Abu Khalil and others have tried to taint the Syrian uprising as a foreign plot, and save particular ire for Qatar. Al Jazeera, the Arab satellite behemoth based in Doha, has borne the brunt of this criticism.
Last week the astute Emirati commentator Sultan Al Qassemi wrote that both Al Jazeera and Al Arabia have “lowered their journalistic standards, abandoned rudimentary fact-checks, and relied on anonymous callers and unverified videos in place of solid reporting”.
I share some of Al Qassemi’s sentiments but disagree with the attempt to undermine the narrative of the activists, especially the suggestion that anonymous callers are paid “handsome amounts of money” to appear on these channels.

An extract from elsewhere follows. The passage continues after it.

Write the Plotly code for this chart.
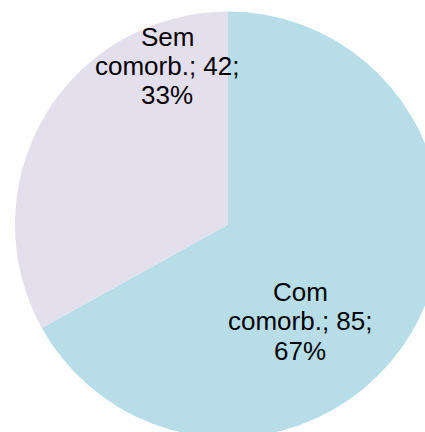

Qatar’s role in the Arab world was once hailed. In 2006, Abu Khalil called the arrival of Emir Hamad bin Jassim bin Jaber Al Thani in Lebanon a “PR coup for the Qatari government”. After the Hizbollah-Israel war in 2006, during a visit to Beirut, Qatar’s emir was symbolically handed keys to Lebanon by Lebanese officials, who called the emir the owner of the land rather than its guest.
But regardless of how the uprising is being portrayed by regional governments, or their affiliated media, the only narrative that matters for Syria is the fact on the ground. The regime is suffering everywhere in the country, from Idlib to Damascus to Deir Ezzor. Generals continue to defect, others are killed in battle and officials at the regime’s helm continue to defect.
These are all stories that must be told.